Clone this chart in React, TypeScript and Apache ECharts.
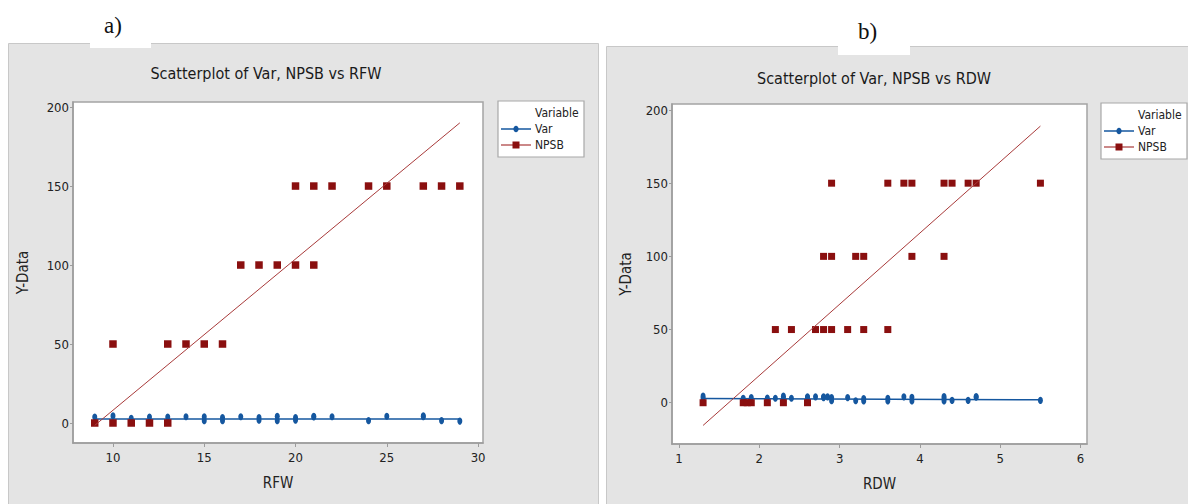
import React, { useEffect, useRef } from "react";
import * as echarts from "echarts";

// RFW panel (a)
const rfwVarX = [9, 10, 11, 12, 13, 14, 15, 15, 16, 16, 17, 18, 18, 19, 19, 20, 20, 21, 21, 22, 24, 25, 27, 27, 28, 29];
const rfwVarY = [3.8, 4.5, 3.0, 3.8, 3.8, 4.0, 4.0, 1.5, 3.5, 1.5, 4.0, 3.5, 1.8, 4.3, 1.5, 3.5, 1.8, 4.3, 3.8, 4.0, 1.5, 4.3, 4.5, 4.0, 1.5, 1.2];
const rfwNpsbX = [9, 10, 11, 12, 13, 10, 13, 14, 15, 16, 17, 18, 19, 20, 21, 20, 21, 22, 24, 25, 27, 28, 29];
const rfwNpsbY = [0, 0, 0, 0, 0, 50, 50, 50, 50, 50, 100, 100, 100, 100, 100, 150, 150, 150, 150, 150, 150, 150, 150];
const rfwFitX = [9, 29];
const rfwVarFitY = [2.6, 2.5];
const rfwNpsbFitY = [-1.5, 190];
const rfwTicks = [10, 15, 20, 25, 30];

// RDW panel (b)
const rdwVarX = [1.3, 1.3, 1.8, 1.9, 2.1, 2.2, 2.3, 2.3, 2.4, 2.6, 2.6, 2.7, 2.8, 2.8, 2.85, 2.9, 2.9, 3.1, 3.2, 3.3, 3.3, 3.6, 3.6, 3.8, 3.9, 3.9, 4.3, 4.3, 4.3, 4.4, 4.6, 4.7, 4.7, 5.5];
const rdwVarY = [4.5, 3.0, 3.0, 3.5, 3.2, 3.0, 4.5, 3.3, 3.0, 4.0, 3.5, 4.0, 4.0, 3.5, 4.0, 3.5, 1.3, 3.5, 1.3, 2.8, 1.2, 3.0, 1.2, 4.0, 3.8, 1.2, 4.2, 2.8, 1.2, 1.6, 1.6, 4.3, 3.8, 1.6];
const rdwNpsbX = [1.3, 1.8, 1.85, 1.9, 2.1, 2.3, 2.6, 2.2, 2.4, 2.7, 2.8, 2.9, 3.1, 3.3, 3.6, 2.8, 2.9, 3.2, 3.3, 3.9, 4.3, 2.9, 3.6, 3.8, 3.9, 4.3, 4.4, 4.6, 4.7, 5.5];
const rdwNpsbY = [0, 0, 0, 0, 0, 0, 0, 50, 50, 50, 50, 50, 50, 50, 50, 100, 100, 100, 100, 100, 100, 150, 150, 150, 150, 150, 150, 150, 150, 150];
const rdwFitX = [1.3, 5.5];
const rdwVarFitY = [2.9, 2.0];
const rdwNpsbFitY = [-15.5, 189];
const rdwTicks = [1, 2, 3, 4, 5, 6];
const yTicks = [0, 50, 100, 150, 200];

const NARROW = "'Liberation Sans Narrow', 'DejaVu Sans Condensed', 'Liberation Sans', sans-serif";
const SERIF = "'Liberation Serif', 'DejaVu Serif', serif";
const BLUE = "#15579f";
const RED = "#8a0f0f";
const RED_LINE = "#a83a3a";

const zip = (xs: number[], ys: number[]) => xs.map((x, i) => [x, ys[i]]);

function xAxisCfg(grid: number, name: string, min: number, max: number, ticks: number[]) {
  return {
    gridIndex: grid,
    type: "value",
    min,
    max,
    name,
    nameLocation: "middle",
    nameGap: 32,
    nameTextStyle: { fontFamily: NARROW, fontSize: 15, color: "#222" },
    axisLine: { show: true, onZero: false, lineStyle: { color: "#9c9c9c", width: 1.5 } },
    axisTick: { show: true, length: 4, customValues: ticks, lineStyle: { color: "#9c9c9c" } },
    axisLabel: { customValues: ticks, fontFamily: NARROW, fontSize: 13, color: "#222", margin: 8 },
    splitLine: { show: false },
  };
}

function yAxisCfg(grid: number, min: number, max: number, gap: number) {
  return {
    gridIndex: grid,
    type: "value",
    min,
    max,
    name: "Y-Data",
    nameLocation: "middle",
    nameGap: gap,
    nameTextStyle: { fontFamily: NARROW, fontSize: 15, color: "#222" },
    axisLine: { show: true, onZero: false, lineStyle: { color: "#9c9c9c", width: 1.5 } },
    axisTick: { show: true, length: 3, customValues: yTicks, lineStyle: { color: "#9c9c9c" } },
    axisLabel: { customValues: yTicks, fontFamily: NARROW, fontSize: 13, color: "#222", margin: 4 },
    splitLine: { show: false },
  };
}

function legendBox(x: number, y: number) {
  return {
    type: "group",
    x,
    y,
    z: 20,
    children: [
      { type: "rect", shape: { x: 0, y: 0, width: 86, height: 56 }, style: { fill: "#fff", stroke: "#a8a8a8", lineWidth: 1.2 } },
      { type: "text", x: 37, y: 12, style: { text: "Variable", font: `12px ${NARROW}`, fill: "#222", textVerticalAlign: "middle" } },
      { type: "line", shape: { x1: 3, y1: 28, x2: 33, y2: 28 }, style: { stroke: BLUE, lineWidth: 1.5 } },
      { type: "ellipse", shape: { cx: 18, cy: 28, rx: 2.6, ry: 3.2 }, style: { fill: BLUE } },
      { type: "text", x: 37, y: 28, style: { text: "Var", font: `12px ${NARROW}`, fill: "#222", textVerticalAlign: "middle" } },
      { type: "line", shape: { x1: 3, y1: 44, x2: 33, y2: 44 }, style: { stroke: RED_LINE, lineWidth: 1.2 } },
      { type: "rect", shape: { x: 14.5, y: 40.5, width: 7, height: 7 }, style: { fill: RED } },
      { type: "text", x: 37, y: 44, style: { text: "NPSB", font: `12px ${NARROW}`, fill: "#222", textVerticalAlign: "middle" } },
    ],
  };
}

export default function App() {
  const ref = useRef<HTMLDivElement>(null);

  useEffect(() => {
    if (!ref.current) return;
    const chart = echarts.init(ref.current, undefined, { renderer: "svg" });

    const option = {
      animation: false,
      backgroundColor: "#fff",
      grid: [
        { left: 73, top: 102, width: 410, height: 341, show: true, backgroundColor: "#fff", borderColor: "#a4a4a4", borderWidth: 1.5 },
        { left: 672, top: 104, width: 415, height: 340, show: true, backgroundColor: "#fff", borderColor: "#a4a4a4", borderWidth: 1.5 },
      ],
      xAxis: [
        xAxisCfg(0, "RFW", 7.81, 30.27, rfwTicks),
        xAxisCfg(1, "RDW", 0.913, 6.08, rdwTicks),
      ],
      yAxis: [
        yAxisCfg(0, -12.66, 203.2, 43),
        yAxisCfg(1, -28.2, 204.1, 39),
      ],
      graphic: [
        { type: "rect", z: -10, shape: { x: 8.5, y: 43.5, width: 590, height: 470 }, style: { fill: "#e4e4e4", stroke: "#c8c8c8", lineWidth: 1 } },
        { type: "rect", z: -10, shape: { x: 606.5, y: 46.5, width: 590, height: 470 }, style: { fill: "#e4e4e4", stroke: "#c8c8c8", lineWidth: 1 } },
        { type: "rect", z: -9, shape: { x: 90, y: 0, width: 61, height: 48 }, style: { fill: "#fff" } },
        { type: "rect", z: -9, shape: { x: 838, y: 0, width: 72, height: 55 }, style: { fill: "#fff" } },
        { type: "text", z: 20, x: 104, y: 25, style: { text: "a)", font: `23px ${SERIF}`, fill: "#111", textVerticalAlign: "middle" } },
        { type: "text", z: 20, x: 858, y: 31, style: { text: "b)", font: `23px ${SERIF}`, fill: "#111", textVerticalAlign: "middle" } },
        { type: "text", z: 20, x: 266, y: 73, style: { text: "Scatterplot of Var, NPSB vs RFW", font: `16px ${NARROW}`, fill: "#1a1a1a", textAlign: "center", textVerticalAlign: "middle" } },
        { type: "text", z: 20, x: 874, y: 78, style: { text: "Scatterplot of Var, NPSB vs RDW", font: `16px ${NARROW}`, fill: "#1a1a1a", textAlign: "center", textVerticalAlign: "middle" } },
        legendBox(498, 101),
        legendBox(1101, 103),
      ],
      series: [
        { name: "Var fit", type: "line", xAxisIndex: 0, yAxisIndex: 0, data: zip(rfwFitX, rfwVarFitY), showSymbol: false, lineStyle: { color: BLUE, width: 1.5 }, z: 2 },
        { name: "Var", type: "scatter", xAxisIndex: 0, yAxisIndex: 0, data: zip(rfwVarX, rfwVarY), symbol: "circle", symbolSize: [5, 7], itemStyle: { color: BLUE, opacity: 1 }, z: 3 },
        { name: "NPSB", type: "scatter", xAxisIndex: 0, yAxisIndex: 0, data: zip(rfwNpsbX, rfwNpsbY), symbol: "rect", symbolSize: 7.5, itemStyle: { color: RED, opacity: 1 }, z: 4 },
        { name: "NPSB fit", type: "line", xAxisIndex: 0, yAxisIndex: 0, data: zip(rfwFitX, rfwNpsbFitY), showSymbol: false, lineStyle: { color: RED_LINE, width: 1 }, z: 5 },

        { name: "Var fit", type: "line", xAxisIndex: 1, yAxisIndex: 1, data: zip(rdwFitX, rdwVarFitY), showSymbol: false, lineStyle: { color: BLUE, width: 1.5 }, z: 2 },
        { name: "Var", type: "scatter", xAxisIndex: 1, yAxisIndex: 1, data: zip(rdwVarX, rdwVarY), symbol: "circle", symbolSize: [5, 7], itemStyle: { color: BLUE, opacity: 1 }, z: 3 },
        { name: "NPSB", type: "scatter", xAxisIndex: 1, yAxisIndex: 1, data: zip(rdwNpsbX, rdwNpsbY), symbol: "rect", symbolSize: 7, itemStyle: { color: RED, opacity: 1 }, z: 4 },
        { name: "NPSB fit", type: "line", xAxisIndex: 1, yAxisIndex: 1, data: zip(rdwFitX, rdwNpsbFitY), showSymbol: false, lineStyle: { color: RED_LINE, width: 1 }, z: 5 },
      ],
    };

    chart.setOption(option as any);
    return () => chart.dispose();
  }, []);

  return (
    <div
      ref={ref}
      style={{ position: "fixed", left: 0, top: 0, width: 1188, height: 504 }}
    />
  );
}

## [What the exercise asks]
Where a line contains the string "React", extract that line.

## [Task output]
Clone this chart in React, TypeScript and Apache ECharts.
import React, { useEffect, useRef } from "react";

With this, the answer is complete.